Without the pictures, output the lines of the material from the very first through the one that holds "import * as".

Dataset excerpt:
## START

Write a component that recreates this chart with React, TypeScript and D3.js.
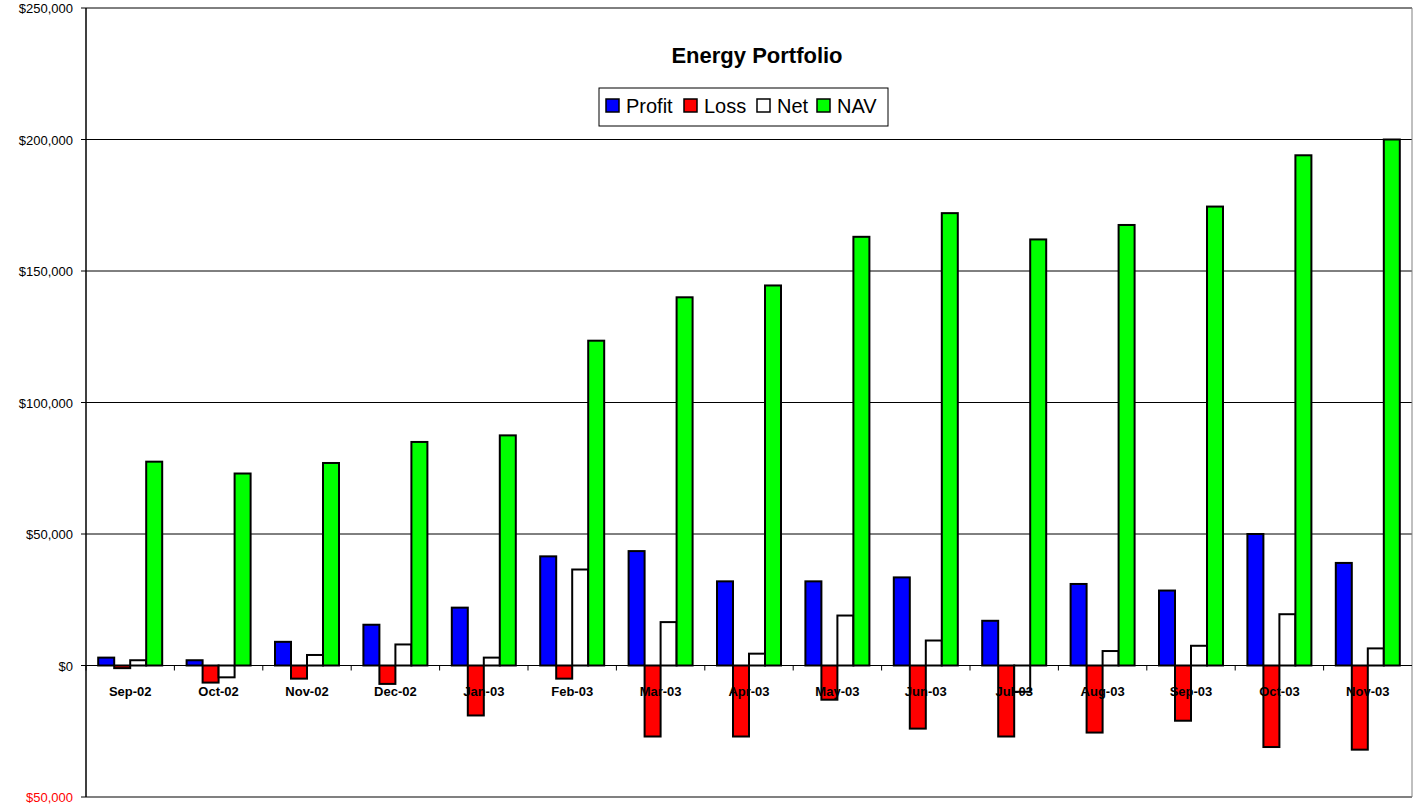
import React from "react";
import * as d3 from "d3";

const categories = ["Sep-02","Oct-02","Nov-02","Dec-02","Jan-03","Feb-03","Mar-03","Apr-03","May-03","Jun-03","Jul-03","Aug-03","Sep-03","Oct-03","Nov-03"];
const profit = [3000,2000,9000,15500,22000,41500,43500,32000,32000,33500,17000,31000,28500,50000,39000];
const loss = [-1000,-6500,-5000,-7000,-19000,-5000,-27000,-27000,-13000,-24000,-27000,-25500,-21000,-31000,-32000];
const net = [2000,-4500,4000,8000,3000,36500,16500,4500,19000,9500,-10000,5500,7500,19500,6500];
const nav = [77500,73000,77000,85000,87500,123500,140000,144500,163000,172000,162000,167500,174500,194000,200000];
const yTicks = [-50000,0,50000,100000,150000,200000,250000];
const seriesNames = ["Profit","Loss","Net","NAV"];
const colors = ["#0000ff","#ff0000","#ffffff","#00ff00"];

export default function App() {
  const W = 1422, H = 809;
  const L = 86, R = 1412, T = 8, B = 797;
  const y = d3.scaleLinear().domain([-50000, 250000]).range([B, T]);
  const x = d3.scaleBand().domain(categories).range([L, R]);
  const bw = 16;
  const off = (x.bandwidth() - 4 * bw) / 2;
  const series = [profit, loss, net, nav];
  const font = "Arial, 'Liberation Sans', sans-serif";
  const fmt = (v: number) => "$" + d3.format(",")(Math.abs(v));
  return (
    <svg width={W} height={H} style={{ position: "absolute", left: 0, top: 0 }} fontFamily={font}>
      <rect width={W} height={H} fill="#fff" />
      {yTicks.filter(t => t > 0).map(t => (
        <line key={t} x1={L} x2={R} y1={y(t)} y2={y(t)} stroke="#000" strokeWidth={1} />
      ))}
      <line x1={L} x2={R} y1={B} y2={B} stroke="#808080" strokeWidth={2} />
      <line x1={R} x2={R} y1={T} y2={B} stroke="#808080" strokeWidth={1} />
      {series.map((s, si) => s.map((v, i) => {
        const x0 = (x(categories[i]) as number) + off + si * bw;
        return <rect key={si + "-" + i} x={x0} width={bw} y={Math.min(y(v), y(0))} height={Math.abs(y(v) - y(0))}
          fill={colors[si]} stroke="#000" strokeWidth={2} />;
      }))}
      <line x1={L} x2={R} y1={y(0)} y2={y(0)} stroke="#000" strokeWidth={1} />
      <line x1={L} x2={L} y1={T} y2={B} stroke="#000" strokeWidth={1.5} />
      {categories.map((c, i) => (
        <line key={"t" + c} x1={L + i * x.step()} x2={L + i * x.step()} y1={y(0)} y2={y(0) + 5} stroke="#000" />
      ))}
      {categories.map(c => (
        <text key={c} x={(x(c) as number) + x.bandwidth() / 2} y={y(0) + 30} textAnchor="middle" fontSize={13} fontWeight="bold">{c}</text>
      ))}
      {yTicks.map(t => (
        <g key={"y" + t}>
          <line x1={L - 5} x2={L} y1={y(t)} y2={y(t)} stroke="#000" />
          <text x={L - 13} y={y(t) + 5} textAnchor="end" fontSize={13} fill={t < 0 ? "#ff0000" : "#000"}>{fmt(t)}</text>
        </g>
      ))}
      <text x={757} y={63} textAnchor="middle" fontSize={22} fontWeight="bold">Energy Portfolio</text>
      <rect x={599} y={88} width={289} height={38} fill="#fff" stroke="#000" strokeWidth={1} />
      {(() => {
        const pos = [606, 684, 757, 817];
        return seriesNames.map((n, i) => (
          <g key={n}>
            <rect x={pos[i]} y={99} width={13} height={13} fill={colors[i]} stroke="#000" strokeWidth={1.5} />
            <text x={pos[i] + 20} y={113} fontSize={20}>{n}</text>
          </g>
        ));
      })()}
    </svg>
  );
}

## END

Output for this exercise:
Write a component that recreates this chart with React, TypeScript and D3.js.
import React from "react";
import * as d3 from "d3";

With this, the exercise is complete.